Kicking off the 2010 Institute for Educators!

Since 2006, The Jewish Women’s Archive has been holding a bi-annual Summer Institute for Educators, a conference that allows teachers to explore ways of incorporating Jewish women’s history into their curricula. This year, the focus of the Institute is Jewish involvement in the civil rights movement. Many history classes from elementary to high school emphasize the civil rights movement as an inspiring story with an importance message about tolerance and diversity. The civil rights movement was something that was very present in my experience as a grade school student, but Jewish involvement was a piece that I was unfamiliar with before coming to JWA. (Though when I told my Jewish grandmother about it, she wasn’t a bit surprised, and said she knew that many Jews had been part of civil rights activities!)

Part of my work this summer has been to help prepare lesson plans from JWA's upcoming curriculum, Living the Legacy, for presentation at the Institute. This has been very interesting, not least because the lesson plans are so exciting to read. They engage students in activities such as acting out scenes from history, discussing the meaning of justice in Jewish culture, and starting their own activist campaigns. All the lessons involve primary sources that make historical events spring to life, from letters to photographs to recordings of sermons.

I was so impressed with the lesson plans that I started feeling a little jealous—where were primary source-based, interactive, and engaging history lessons when I was in high school? With a few exceptions, my knowledge of history in high school came from textbooks, and almost nothing I learned in the classroom made me think that I’d end up being a history major in college. I think the most important part of teaching history is to engage students with the people who lived in the past, and understand them as real people not so different from how we are today. Primary sources are so exciting because they allow us to really hear the voices of people different times, and recognize that they weren’t so very different from people today. The Living the Legacy curriculum makes admirable use of multimedia sources; listening to a recording of Rabbi Milton Grafman, who literally pounded the pulpit while decrying the church bombings in Birmingham, is a powerful experience.

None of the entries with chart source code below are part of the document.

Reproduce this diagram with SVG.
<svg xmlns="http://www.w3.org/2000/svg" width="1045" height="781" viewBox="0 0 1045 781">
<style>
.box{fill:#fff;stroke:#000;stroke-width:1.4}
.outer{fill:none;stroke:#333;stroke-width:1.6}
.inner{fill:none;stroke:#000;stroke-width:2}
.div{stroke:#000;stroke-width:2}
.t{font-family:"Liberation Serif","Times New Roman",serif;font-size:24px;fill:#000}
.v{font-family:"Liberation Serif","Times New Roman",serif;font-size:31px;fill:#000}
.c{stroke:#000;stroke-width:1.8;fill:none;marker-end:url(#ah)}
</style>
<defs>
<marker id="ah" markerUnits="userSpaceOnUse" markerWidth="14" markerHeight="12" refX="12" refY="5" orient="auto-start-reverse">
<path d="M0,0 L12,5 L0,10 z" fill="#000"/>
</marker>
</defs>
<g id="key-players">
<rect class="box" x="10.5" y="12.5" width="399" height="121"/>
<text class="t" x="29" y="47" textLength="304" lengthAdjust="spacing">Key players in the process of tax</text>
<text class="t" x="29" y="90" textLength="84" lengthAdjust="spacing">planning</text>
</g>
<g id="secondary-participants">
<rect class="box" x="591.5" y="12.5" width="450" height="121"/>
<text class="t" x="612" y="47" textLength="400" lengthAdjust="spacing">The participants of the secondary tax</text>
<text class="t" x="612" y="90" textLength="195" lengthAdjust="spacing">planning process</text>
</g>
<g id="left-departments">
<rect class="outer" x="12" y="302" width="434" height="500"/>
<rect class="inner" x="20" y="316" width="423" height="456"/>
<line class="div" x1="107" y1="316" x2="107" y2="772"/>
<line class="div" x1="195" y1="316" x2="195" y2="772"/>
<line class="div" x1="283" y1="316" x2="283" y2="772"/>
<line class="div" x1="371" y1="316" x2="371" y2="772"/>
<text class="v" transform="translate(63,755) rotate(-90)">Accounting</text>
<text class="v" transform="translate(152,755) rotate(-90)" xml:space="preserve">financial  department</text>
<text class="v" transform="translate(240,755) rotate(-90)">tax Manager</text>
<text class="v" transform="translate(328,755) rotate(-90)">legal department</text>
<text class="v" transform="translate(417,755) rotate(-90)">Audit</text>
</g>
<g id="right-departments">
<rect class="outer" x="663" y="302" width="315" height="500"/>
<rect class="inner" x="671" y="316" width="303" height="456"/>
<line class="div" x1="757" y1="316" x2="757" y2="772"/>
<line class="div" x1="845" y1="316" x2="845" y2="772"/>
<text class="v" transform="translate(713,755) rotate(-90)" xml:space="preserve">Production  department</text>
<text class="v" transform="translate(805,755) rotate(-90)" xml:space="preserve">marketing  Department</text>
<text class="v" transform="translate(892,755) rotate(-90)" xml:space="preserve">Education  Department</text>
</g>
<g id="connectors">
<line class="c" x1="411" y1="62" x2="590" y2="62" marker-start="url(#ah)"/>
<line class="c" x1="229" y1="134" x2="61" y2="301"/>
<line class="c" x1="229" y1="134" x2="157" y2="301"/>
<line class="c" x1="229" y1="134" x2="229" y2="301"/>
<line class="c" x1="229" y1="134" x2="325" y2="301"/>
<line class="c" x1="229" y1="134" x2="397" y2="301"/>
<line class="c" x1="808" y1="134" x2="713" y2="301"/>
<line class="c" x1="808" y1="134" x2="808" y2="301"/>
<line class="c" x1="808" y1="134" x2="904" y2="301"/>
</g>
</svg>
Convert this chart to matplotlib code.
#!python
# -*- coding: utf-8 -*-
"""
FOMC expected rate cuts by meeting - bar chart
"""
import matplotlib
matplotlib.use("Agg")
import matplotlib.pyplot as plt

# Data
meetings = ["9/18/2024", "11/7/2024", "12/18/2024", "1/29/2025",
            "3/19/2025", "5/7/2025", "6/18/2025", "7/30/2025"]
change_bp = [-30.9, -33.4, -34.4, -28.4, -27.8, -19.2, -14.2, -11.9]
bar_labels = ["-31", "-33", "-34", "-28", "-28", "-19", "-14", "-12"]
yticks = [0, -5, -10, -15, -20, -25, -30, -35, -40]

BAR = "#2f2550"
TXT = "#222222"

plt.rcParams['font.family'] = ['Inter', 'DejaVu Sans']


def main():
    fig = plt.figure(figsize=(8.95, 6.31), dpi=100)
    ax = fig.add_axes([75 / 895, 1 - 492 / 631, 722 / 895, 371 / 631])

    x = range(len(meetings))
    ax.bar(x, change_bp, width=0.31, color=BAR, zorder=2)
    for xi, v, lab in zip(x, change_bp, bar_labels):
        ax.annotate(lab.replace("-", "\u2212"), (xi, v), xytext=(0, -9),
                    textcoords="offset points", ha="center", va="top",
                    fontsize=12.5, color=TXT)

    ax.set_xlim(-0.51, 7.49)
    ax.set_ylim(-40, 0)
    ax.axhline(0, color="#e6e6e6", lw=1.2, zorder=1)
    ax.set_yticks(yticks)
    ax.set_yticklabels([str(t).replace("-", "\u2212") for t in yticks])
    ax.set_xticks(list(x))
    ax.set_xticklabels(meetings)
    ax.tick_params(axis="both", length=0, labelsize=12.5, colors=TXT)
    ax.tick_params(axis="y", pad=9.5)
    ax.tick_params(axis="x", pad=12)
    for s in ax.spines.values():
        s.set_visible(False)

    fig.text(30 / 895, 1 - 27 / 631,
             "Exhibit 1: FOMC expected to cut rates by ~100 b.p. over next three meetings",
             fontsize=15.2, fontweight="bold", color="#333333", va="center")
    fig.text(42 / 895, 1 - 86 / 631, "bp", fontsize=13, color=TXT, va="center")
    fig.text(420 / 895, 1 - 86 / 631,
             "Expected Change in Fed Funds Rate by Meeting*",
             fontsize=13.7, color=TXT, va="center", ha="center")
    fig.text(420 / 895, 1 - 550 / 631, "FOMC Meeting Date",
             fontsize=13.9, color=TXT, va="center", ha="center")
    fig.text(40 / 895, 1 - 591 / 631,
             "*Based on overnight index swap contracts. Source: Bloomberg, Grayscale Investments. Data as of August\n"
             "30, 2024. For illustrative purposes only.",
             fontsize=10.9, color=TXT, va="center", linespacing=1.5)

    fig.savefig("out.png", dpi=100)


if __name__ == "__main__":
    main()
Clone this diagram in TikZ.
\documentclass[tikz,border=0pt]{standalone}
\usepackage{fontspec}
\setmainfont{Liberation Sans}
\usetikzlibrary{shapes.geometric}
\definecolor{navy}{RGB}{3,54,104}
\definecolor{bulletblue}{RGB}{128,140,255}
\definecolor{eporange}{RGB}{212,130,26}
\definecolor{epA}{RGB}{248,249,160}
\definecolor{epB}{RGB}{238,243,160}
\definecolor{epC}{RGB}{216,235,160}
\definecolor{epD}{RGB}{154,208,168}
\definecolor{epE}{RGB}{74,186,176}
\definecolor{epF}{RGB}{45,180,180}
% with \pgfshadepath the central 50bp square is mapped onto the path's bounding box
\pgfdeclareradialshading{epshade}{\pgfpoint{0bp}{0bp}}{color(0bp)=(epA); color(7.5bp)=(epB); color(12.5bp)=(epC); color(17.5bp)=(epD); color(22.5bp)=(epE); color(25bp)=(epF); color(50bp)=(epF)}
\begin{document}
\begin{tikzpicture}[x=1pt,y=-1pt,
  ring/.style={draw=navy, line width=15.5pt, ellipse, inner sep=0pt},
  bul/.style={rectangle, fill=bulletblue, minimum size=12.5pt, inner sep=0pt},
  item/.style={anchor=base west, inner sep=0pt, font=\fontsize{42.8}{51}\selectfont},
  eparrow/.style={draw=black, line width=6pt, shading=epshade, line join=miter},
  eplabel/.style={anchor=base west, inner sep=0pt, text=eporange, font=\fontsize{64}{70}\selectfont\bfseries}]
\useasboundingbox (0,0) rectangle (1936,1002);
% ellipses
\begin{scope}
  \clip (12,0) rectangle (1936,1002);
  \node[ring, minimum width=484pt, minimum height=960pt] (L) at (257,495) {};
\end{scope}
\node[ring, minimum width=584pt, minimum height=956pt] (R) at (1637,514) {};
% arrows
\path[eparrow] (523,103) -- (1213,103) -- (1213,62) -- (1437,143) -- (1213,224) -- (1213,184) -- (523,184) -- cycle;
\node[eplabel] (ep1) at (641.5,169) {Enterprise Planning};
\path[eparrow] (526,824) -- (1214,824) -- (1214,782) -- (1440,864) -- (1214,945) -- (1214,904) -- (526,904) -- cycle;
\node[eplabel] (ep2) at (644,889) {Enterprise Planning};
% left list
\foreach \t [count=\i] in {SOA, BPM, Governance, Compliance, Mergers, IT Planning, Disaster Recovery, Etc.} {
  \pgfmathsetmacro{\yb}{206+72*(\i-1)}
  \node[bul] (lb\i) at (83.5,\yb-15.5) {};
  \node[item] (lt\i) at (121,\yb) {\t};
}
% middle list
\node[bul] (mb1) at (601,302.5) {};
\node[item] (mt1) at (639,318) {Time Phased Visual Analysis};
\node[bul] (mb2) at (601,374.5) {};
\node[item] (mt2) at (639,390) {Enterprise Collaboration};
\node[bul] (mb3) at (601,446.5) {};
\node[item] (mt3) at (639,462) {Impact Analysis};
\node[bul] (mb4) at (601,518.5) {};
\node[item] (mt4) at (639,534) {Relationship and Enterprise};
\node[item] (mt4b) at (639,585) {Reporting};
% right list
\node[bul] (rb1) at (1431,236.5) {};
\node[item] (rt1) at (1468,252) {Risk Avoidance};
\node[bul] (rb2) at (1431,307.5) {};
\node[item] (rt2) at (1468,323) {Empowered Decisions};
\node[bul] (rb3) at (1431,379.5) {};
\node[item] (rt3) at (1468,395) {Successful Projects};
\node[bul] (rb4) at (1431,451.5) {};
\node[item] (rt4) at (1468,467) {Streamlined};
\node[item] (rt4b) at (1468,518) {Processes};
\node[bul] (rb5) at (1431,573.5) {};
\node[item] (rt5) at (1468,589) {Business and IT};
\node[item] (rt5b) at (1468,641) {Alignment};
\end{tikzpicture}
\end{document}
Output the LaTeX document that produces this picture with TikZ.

The civil rights movement is so important because it provides a jumping-off point to understand issues that are more relevant than ever today: ideas of identity, diversity, and social justice. That these are often difficult issues to discuss makes it all the more important to talk about them, especially for high schoolers, who are beginning to discover and question their own identities.

The Institute for Educators kicks off this weekend on Sunday the 25th. Stay tuned for posts, photos and videos from the exciting events, including an oral history session with 1961 Freedom Rider Judith Frieze!

You can find out more about past and future JWA Institutes for Educators here. If you would like to follow the Institute on Twitter, search for the #jwaI4E hashtag.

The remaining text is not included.